O conto Faz de si vem com maconha e pensamentos de um homem num quarto de pousada. As ideias passeiam bastante, mas não há saída alguma.
Na próxima narrativa, o personagem taxista revoltado com os ciclistas. Discurso de ódio. Precisão de linguagem para fotografar uma distorcida realidade.
Em seguida, o relato de um traficante que deseja abrir uma funilaria e mudar de vida. Mas as histórias que conta revelam a impossibilidade de seu desejo se realizar.
O conto A última batalha mostra aspectos da vida de um poeta guerrilheiro e a expectativa um pouco antes de uma homenagem póstuma. Conteúdo que espanta e emociona.

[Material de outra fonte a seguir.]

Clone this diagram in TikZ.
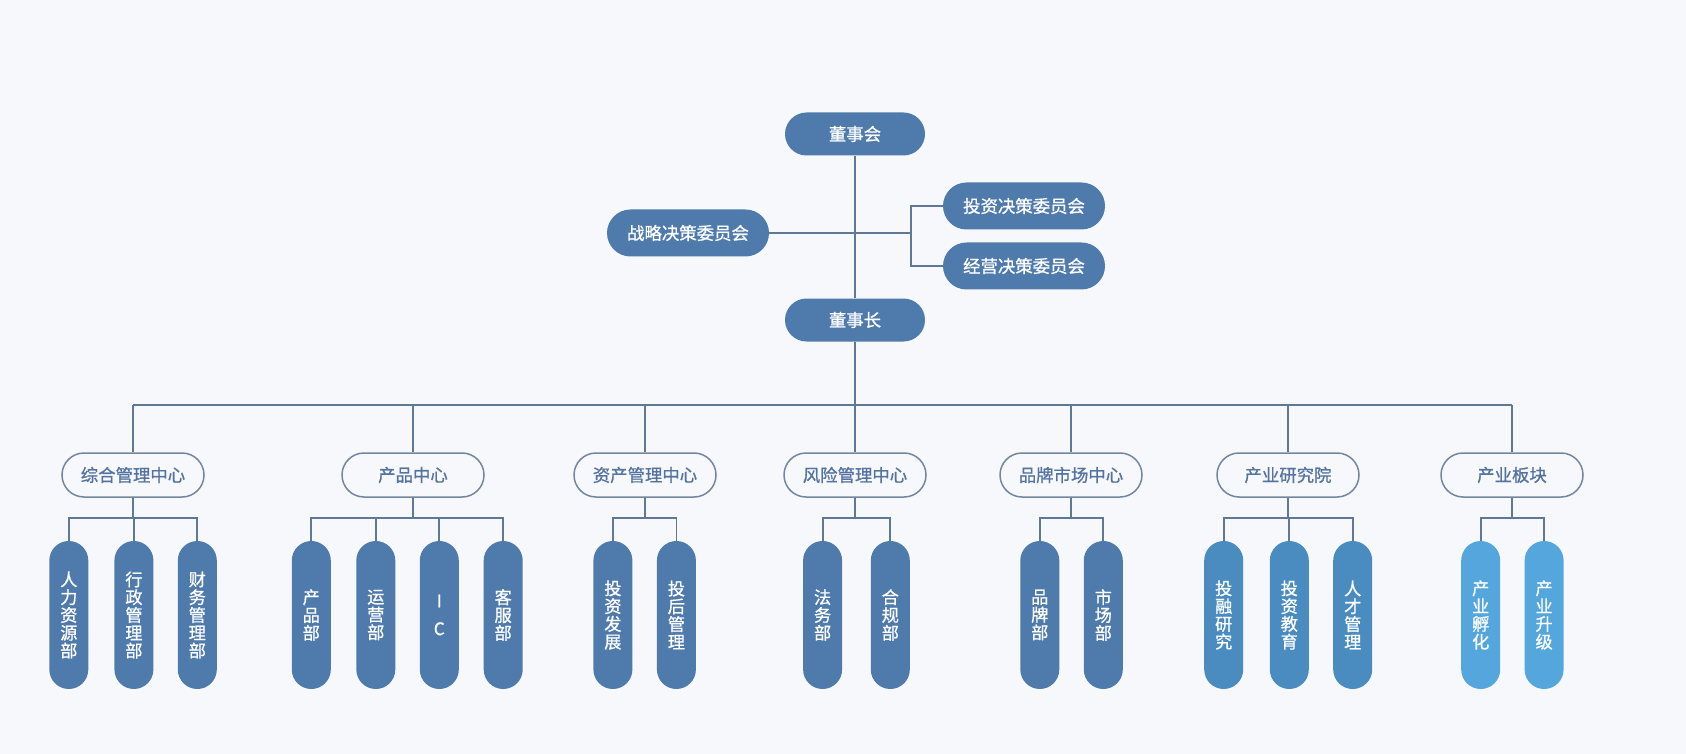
\documentclass[tikz,border=0pt]{standalone}
\usepackage{fontspec}
\newfontfamily\cjk{Noto Sans CJK SC}[FakeBold=0.9]
\usepackage{tikz}
\usetikzlibrary{positioning, calc}

\definecolor{boxblue}{HTML}{4F7BAC}
\definecolor{tealblue}{HTML}{4A8CBF}
\definecolor{skyblue}{HTML}{55A6DD}
\definecolor{linegray}{HTML}{5F7894}
\definecolor{hubedge}{HTML}{7386A0}
\definecolor{hubtext}{HTML}{5473A0}
\definecolor{bgpage}{HTML}{F7F8FC}

\begin{document}
\begin{tikzpicture}[
    x=0.5pt, y=-0.5pt,
    conn/.style={draw=linegray, line width=0.9pt},
    topbox/.style={fill=boxblue, text=white, rounded corners=10.75pt, minimum width=70pt, minimum height=21.5pt, inner sep=0pt, font=\cjk\fontsize{8.7pt}{9pt}\selectfont},
    combox/.style={topbox, minimum width=81pt, minimum height=23.5pt, rounded corners=11.75pt},
    hubbox/.style={draw=hubedge, line width=0.75pt, fill=bgpage, text=hubtext, rounded corners=11pt, minimum width=71pt, minimum height=22pt, inner sep=0pt, font=\cjk\fontsize{8.7pt}{9pt}\selectfont},
    leaf/.style={fill=boxblue, text=white, rounded corners=9.75pt, minimum width=19.5pt, minimum height=74pt, inner sep=0pt, align=center, font=\cjk\fontsize{8.6pt}{8.9pt}\selectfont},
]
% === Canvas ===
\fill[bgpage] (0,0) rectangle (1686,754);
\useasboundingbox (0,0) rectangle (1686,754);
% === Board and committees ===
\node[topbox] (dsh) at (855,134) {董事会};
\node[combox] (zl) at (688,233) {战略决策委员会};
\node[combox] (tz) at (1024,206) {投资决策委员会};
\node[combox] (jy) at (1024,266) {经营决策委员会};
\node[topbox] (dsz) at (855,320) {董事长};
\coordinate (br) at (911,233);
\coordinate (bus) at (855,405);
%
\draw[conn] (dsh.south) -- (dsz.north);
\draw[conn] (zl.east) -- (br);
\draw[conn] (tz.west) -| (br) |- (jy.west);
\draw[conn] (dsz.south) -- (bus);
% === Centers ===
\foreach \n/\x/\t in {zh/133/综合管理中心, cp/413/产品中心, zc/645/资产管理中心, fx/855/风险管理中心, pp/1071/品牌市场中心, yj/1288/产业研究院, bk/1512/产业板块} {
    \node[hubbox] (\n) at (\x,475) {\t};
    \draw[conn] (\n.north) -- (\n.north |- bus);
}
\draw[conn] (zh.north |- bus) -- (bk.north |- bus);
% === Departments ===
\foreach \i/\x/\t in {1/68.8/{人\\力\\资\\源\\部}, 2/133.9/{行\\政\\管\\理\\部}, 3/197.3/{财\\务\\管\\理\\部}} {
    \node[leaf] (zh\i) at (\x,615) {\t};
    \draw[conn] (zh.south) -- (zh.south |- 0,518) -| (zh\i.north);
}
\foreach \i/\x/\t in {1/311.3/{产\\品\\部}, 2/375.8/{运\\营\\部}, 3/439.3/{I\\[5pt]C}, 4/503.2/{客\\服\\部}} {
    \node[leaf] (cp\i) at (\x,615) {\t};
    \draw[conn] (cp.south) -- (cp.south |- 0,518) -| (cp\i.north);
}
\foreach \i/\x/\t in {1/612.9/{投\\资\\发\\展}, 2/676.4/{投\\后\\管\\理}} {
    \node[leaf] (zc\i) at (\x,615) {\t};
    \draw[conn] (zc.south) -- (zc.south |- 0,518) -| (zc\i.north);
}
\foreach \i/\x/\t in {1/822.6/{法\\务\\部}, 2/890.3/{合\\规\\部}} {
    \node[leaf] (fx\i) at (\x,615) {\t};
    \draw[conn] (fx.south) -- (fx.south |- 0,518) -| (fx\i.north);
}
\foreach \i/\x/\t in {1/1039.8/{品\\牌\\部}, 2/1103.3/{市\\场\\部}} {
    \node[leaf] (pp\i) at (\x,615) {\t};
    \draw[conn] (pp.south) -- (pp.south |- 0,518) -| (pp\i.north);
}
\foreach \i/\x/\t in {1/1223.7/{投\\融\\研\\究}, 2/1289.3/{投\\资\\教\\育}, 3/1352.7/{人\\才\\管\\理}} {
    \node[leaf, fill=tealblue] (yj\i) at (\x,615) {\t};
    \draw[conn] (yj.south) -- (yj.south |- 0,518) -| (yj\i.north);
}
\foreach \i/\x/\t in {1/1480.7/{产\\业\\孵\\化}, 2/1544.1/{产\\业\\升\\级}} {
    \node[leaf, fill=skyblue] (bk\i) at (\x,615) {\t};
    \draw[conn] (bk.south) -- (bk.south |- 0,518) -| (bk\i.north);
}
\end{tikzpicture}
\end{document}
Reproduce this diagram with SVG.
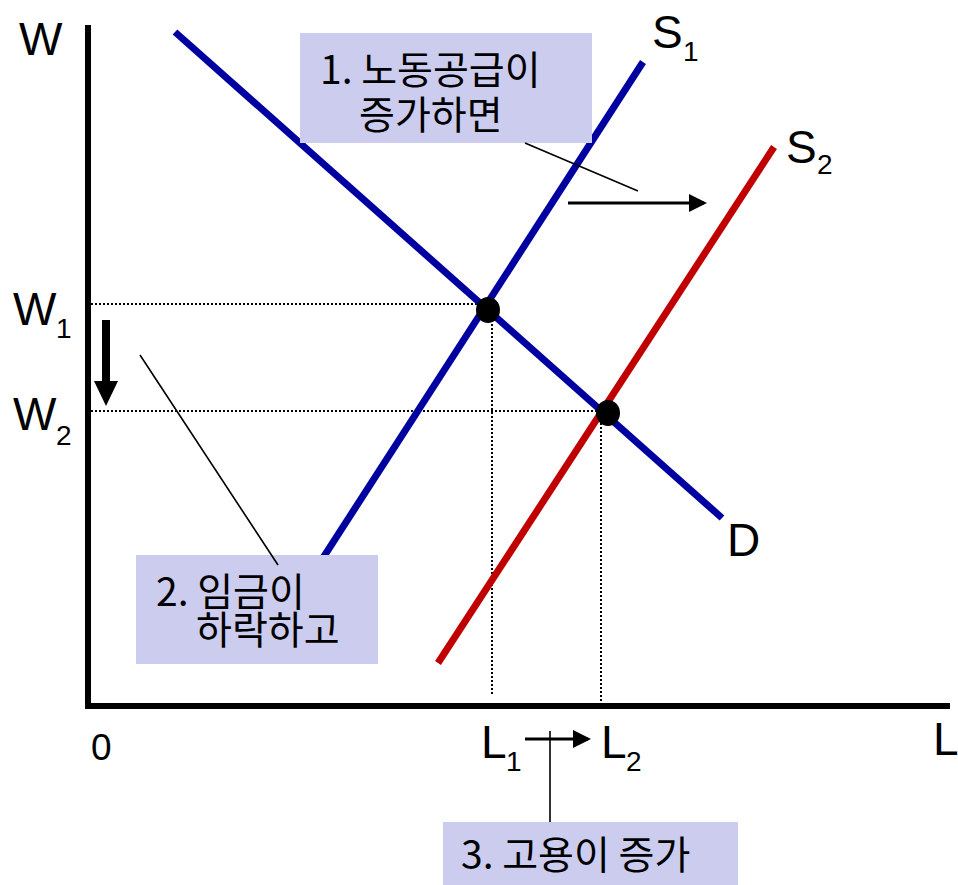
<svg xmlns="http://www.w3.org/2000/svg" width="958" height="885" viewBox="0 0 958 885">
<style>
.lat{font-family:"Liberation Sans",Arial,sans-serif;fill:#000}
.big{font-size:46px}
.sub{font-size:28px}
.kr{font-family:"Noto Sans CJK KR","Noto Sans",sans-serif;font-size:39px;fill:#000}
.box{fill:#CCCCEE}
.dot{stroke:#000;stroke-width:2;stroke-dasharray:2 2;fill:none}
.thin{stroke:#000;stroke-width:1.6;fill:none}
</style>
<defs>
<marker id="ah" markerWidth="6" markerHeight="6" refX="5" refY="3" orient="auto" markerUnits="strokeWidth">
<path d="M0,0 L6,3 L0,6 z" fill="#000"/>
</marker>
</defs>
<rect width="958" height="885" fill="#fff"/>
<g id="guides">
<line class="dot" x1="91" y1="304" x2="488" y2="304"/>
<line class="dot" x1="91" y1="411" x2="606" y2="411"/>
<line class="dot" x1="492" y1="312" x2="492" y2="694"/>
<line class="dot" x1="601" y1="415" x2="601" y2="702"/>
</g>
<g id="axes">
<line x1="88" y1="25" x2="88" y2="709" stroke="#000" stroke-width="6"/>
<line x1="85" y1="706" x2="950" y2="706" stroke="#000" stroke-width="6"/>
</g>
<g id="curve-D"><line x1="175" y1="32" x2="722" y2="518" stroke="#0000A0" stroke-width="7"/></g>
<g id="curve-S1"><line x1="643" y1="62" x2="270" y2="640" stroke="#0000A0" stroke-width="7"/></g>
<g id="curve-S2"><line x1="774" y1="147" x2="438" y2="663" stroke="#C00000" stroke-width="7"/></g>
<g id="eq1"><ellipse cx="488" cy="310" rx="12" ry="13" fill="#000"/></g>
<g id="eq2"><ellipse cx="608" cy="413" rx="12" ry="13" fill="#000"/></g>
<g id="box1">
<rect class="box" x="300" y="33" width="292" height="110"/>
<text class="kr" x="320" y="84">1. 노동공급이</text>
<text class="kr" x="359" y="129">증가하면</text>
</g>
<g id="box2">
<rect class="box" x="136" y="555" width="242" height="109"/>
<text class="kr" x="156" y="606">2. 임금이</text>
<text class="kr" x="196" y="644">하락하고</text>
</g>
<g id="box3">
<rect class="box" x="443" y="822" width="295" height="63"/>
<text class="kr" x="461" y="869">3. 고용이 증가</text>
</g>
<g id="labels">
<text class="lat big" x="19" y="55">W</text>
<text class="lat big" x="13" y="325">W</text><text class="lat sub" x="56" y="338">1</text>
<text class="lat big" x="13" y="430">W</text><text class="lat sub" x="56" y="445">2</text>
<text class="lat" x="91" y="760" font-size="37">0</text>
<text class="lat big" x="933" y="755">L</text>
<text class="lat big" x="481" y="758">L</text><text class="lat sub" x="506" y="771">1</text>
<text class="lat big" x="601" y="758">L</text><text class="lat sub" x="626" y="771">2</text>
<text class="lat big" x="727" y="556">D</text>
<text class="lat big" x="652" y="48">S</text><text class="lat sub" x="683" y="61">1</text>
<text class="lat big" x="786" y="163">S</text><text class="lat sub" x="817" y="174">2</text>
</g>
<g id="connectors">
<line class="thin" x1="525" y1="143" x2="638" y2="191"/>
<line x1="568" y1="203" x2="704" y2="203" stroke="#000" stroke-width="3" marker-end="url(#ah)"/>
<line class="thin" x1="140" y1="355" x2="278" y2="565"/>
<line x1="106" y1="320" x2="106" y2="382" stroke="#000" stroke-width="8"/>
<path d="M94,381 L118,381 L106,406 z" fill="#000"/>
<line class="thin" x1="550" y1="822" x2="550" y2="731"/>
<line x1="525" y1="739" x2="588" y2="739" stroke="#000" stroke-width="3" marker-end="url(#ah)"/>
</g>
</svg>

No último texto, uma espécie de crônica com uma divertida e estranha lista de desejos. Todos eles são apresentados sem comentários. Apenas o desejo de ser escritor revela estranhamento através de uma voz que surge com uma pergunta na última linha do texto.
Antes de encerrar o livro, há um boa-noite e uma advertência: No fim do mundo vire à esquerda.
Com o livro lido, eu não estava mais limpo, mas, sim, contaminado pelas balas que saíram da boca do narrador e me atingiram sem piedade. Passei o dia zonzo com o tempo, a ação, o espaço, os conflitos e a unidade narrativa dos contos, configurando a cosmovisão do autor. E seu jeito de mostrar o mundo é o descortinar das violências e dos danos nas relações humanas.
Jorge Ialanji Filholini é um autor que já estreia fazendo gol de letra.